Task prompt
Take the lines from the top down to and including the one with "bnp_upper = [[370, 399], [318, 277], [464, 522]]" and repeat them exactly. Omit images.

Information supplied
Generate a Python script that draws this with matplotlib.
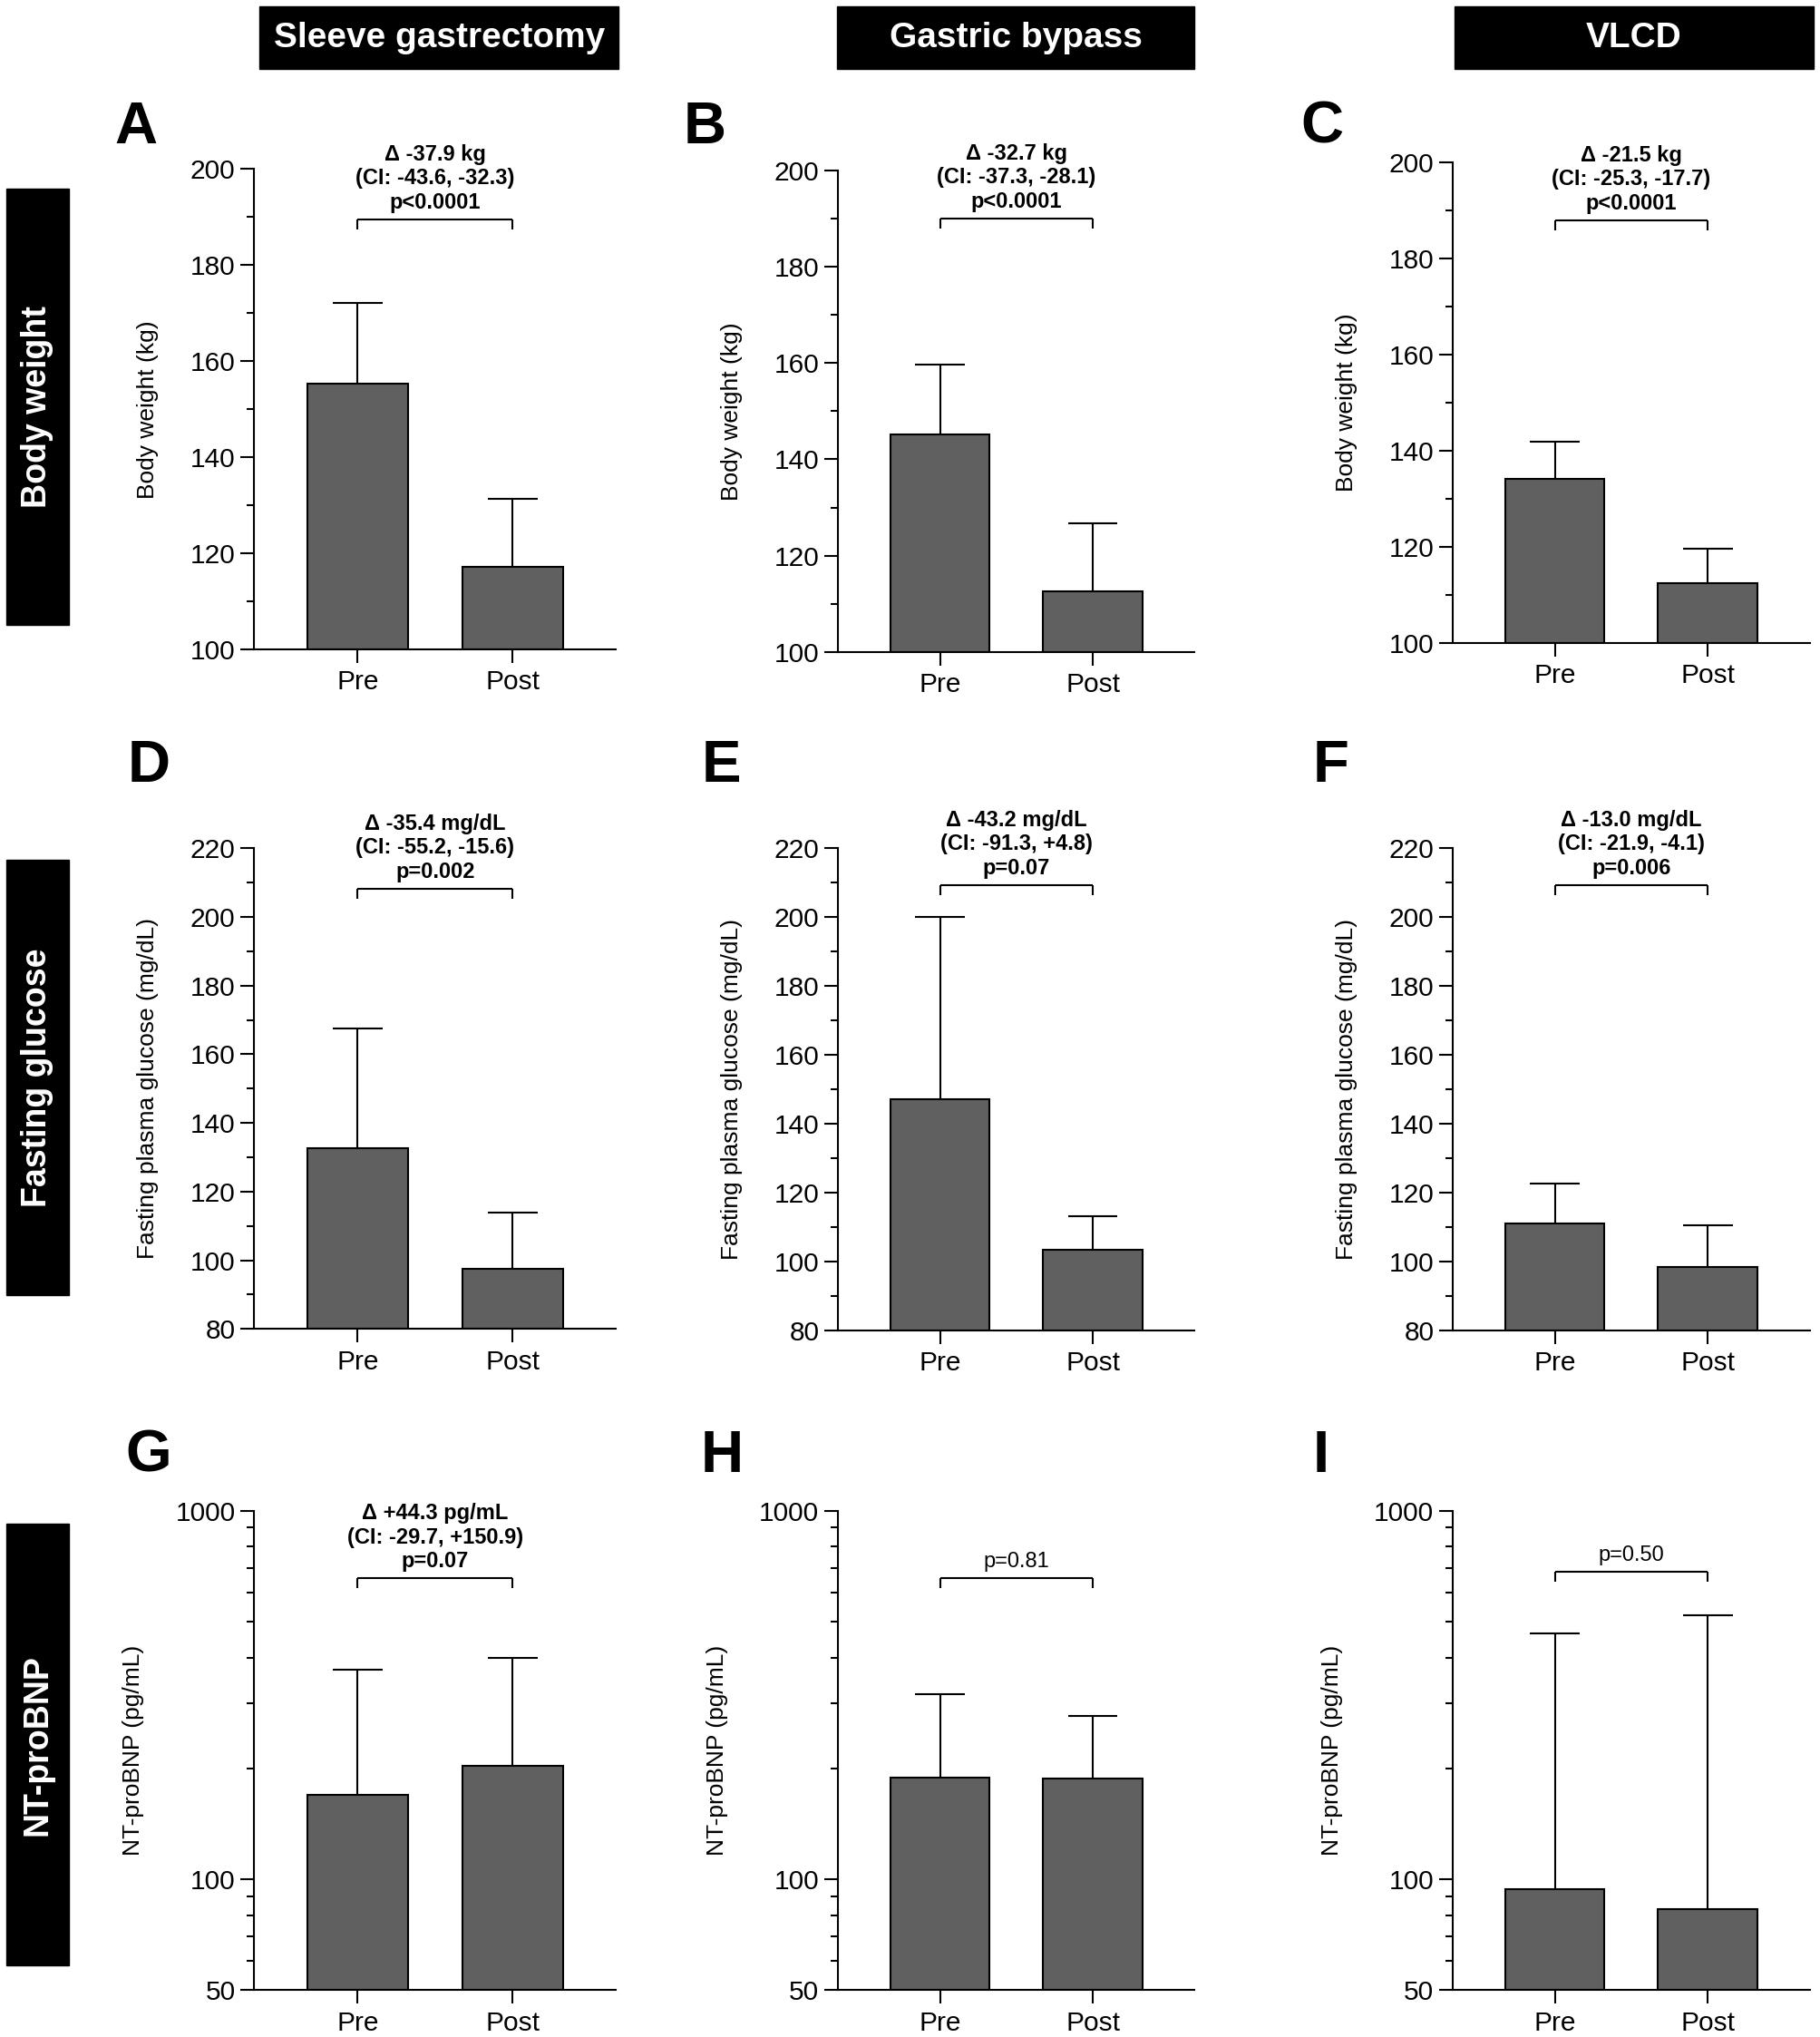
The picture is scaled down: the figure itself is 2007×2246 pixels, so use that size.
import matplotlib
matplotlib.use("Agg")
import matplotlib.pyplot as plt
from matplotlib.ticker import FixedLocator, NullFormatter, FixedFormatter

plt.rcParams["font.family"] = ["Liberation Sans", "DejaVu Sans"]

W, H = 2007, 2246
DPI = 100

# ---- data ----
groups = ["Pre", "Post"]
col_titles = ["Sleeve gastrectomy", "Gastric bypass", "VLCD"]
row_titles = ["Body weight", "Fasting glucose", "NT-proBNP"]
panel_letters = ["A", "B", "C", "D", "E", "F", "G", "H", "I"]
ylabels = ["Body weight (kg)", "Fasting plasma glucose (mg/dL)", "NT-proBNP (pg/mL)"]

weight_mean = [[155.3, 117.3], [145.2, 112.6], [134.1, 112.4]]
weight_upper = [[172.2, 131.3], [159.7, 126.7], [141.9, 119.7]]
glucose_mean = [[132.6, 97.4], [147.0, 103.5], [111.0, 98.3]]
glucose_upper = [[167.6, 113.9], [200.0, 113.1], [122.5, 110.4]]
bnp_mean = [[170, 203], [189, 188], [94, 83]]
bnp_upper = [[370, 399], [318, 277], [464, 522]]

bracket_y = [[189.5, 190.0, 188.0], [208.3, 209.3, 209.3], [656, 656, 683]]
annotations = [
    ["Δ -37.9 kg\n(CI: -43.6, -32.3)\np<0.0001",
     "Δ -32.7 kg\n(CI: -37.3, -28.1)\np<0.0001",
     "Δ -21.5 kg\n(CI: -25.3, -17.7)\np<0.0001"],
    ["Δ -35.4 mg/dL\n(CI: -55.2, -15.6)\np=0.002",
     "Δ -43.2 mg/dL\n(CI: -91.3, +4.8)\np=0.07",
     "Δ -13.0 mg/dL\n(CI: -21.9, -4.1)\np=0.006"],
    ["Δ +44.3 pg/mL\n(CI: -29.7, +150.9)\np=0.07", "p=0.81", "p=0.50"],
]
annot_bold = [[True, True, True], [True, True, True], [True, False, False]]

row_means = [weight_mean, glucose_mean, bnp_mean]
row_uppers = [weight_upper, glucose_upper, bnp_upper]
row_ylim = [(100, 200), (80, 220), (50, 1000)]
row_major = [list(range(100, 201, 20)), list(range(80, 221, 20)), [50, 100, 1000]]
row_minor = [list(range(110, 200, 20)), list(range(90, 220, 20)),
             [60, 70, 80, 90, 200, 300, 400, 500, 600, 700, 800, 900]]

# ---- layout (reference measured on a 1403 x 1568 view) ----
RW, RH = 1403.0, 1568.0
col_left = [196, 646, 1120]
col_right = [475, 921, 1395]
row_top = [[130, 131, 125], [653, 653, 653], [1163, 1163, 1163]]
row_bot = [[500, 502, 495], [1023, 1024, 1024], [1532, 1532, 1532]]
letter_x = [[88, 527, 1003], [98, 541, 1012], [97, 540, 1012]]
letter_base = [110, 602, 1133]
ylabel_off = [-82, -82, -93]

BAR_COLOR = "#606060"
BAR_W = 0.65
CAP_HALF = 0.1625

fig = plt.figure(figsize=(W / DPI, H / DPI), dpi=DPI)

# column headers
hdr_x = [(200, 477), (645, 921), (1121, 1398)]
for (x0, x1), title in zip(hdr_x, col_titles):
    fig.patches.append(plt.Rectangle((x0 / RW, 1 - 53 / RH), (x1 - x0) / RW, 48 / RH,
                                     transform=fig.transFigure, color="black"))
    fig.text((x0 + x1) / 2 / RW, 1 - 29 / RH, title, color="white", fontsize=28,
             fontweight="bold", ha="center", va="center")

# row headers
rhdr_y = [(145, 481), (662, 997), (1173, 1513)]
for (y0, y1), title in zip(rhdr_y, row_titles):
    fig.patches.append(plt.Rectangle((5 / RW, 1 - y1 / RH), 48 / RW, (y1 - y0) / RH,
                                     transform=fig.transFigure, color="black"))
    fig.text(29 / RW, 1 - (y0 + y1) / 2 / RH, title, color="white", fontsize=27,
             fontweight="bold", ha="center", va="center", rotation=90)

k = 0
for r in range(3):
    for c in range(3):
        left = col_left[c] / RW
        width = (col_right[c] - col_left[c]) / RW
        bottom = 1 - row_bot[r][c] / RH
        height = (row_bot[r][c] - row_top[r][c]) / RH
        ax = fig.add_axes([left, bottom, width, height])

        means = row_means[r][c]
        uppers = row_uppers[r][c]
        xs = [0, 1]
        ylo = row_ylim[r][0]
        ax.bar(xs, [m - ylo for m in means], bottom=ylo, width=BAR_W, color=BAR_COLOR,
               edgecolor="black", linewidth=1.5, zorder=2)
        ax.vlines(xs, means, uppers, color="black", linewidth=1.5, zorder=3)
        ax.hlines(uppers, [x - CAP_HALF for x in xs], [x + CAP_HALF for x in xs],
                  color="black", linewidth=1.5, zorder=3)

        if r == 2:
            ax.set_yscale("log")
        ax.set_ylim(*row_ylim[r])
        ax.set_xlim(-0.667, 1.667)
        ax.yaxis.set_major_locator(FixedLocator(row_major[r]))
        ax.yaxis.set_major_formatter(FixedFormatter([str(v) for v in row_major[r]]))
        ax.yaxis.set_minor_locator(FixedLocator(row_minor[r]))
        ax.yaxis.set_minor_formatter(NullFormatter())
        ax.set_xticks(xs)
        ax.set_xticklabels(groups)

        for s in ["top", "right"]:
            ax.spines[s].set_visible(False)
        for s in ["left", "bottom"]:
            ax.spines[s].set_linewidth(1.5)
        ax.tick_params(axis="both", which="major", direction="out", length=11,
                       width=1.5, labelsize=21.5, pad=4)
        ax.tick_params(axis="x", which="major", pad=5)
        ax.tick_params(axis="y", which="minor", direction="out", length=6, width=1.5)
        ax.tick_params(axis="x", which="minor", length=0)

        ax.set_ylabel(ylabels[r], fontsize=19, va="center")
        ax.yaxis.set_label_coords(ylabel_off[r] / (col_right[c] - col_left[c]), 0.5)

        # significance bracket
        yb = bracket_y[r][c]
        ax.plot([0, 1], [yb, yb], color="black", linewidth=1.5, zorder=3,
                solid_capstyle="butt")
        y_disp = ax.transData.transform((0, yb))[1]
        y_low = ax.transData.inverted().transform((0, y_disp - 11))[1]
        for xb in xs:
            ax.plot([xb, xb], [yb, y_low], color="black", linewidth=1.5, zorder=3,
                    solid_capstyle="butt")
        ax.annotate(annotations[r][c], xy=(0.5, yb), xytext=(0, 5),
                    textcoords="offset points", ha="center", va="bottom",
                    fontsize=17, linespacing=1.2,
                    fontweight="bold" if annot_bold[r][c] else "normal")

        fig.text(letter_x[r][c] / RW, 1 - letter_base[r] / RH, panel_letters[k],
                 fontsize=47, fontweight="bold", ha="left", va="baseline")
        k += 1

fig.savefig("out.png", dpi=DPI, facecolor="white")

Answer in full
Generate a Python script that draws this with matplotlib.
The picture is scaled down: the figure itself is 2007×2246 pixels, so use that size.
import matplotlib
matplotlib.use("Agg")
import matplotlib.pyplot as plt
from matplotlib.ticker import FixedLocator, NullFormatter, FixedFormatter

plt.rcParams["font.family"] = ["Liberation Sans", "DejaVu Sans"]

W, H = 2007, 2246
DPI = 100

# ---- data ----
groups = ["Pre", "Post"]
col_titles = ["Sleeve gastrectomy", "Gastric bypass", "VLCD"]
row_titles = ["Body weight", "Fasting glucose", "NT-proBNP"]
panel_letters = ["A", "B", "C", "D", "E", "F", "G", "H", "I"]
ylabels = ["Body weight (kg)", "Fasting plasma glucose (mg/dL)", "NT-proBNP (pg/mL)"]

weight_mean = [[155.3, 117.3], [145.2, 112.6], [134.1, 112.4]]
weight_upper = [[172.2, 131.3], [159.7, 126.7], [141.9, 119.7]]
glucose_mean = [[132.6, 97.4], [147.0, 103.5], [111.0, 98.3]]
glucose_upper = [[167.6, 113.9], [200.0, 113.1], [122.5, 110.4]]
bnp_mean = [[170, 203], [189, 188], [94, 83]]
bnp_upper = [[370, 399], [318, 277], [464, 522]]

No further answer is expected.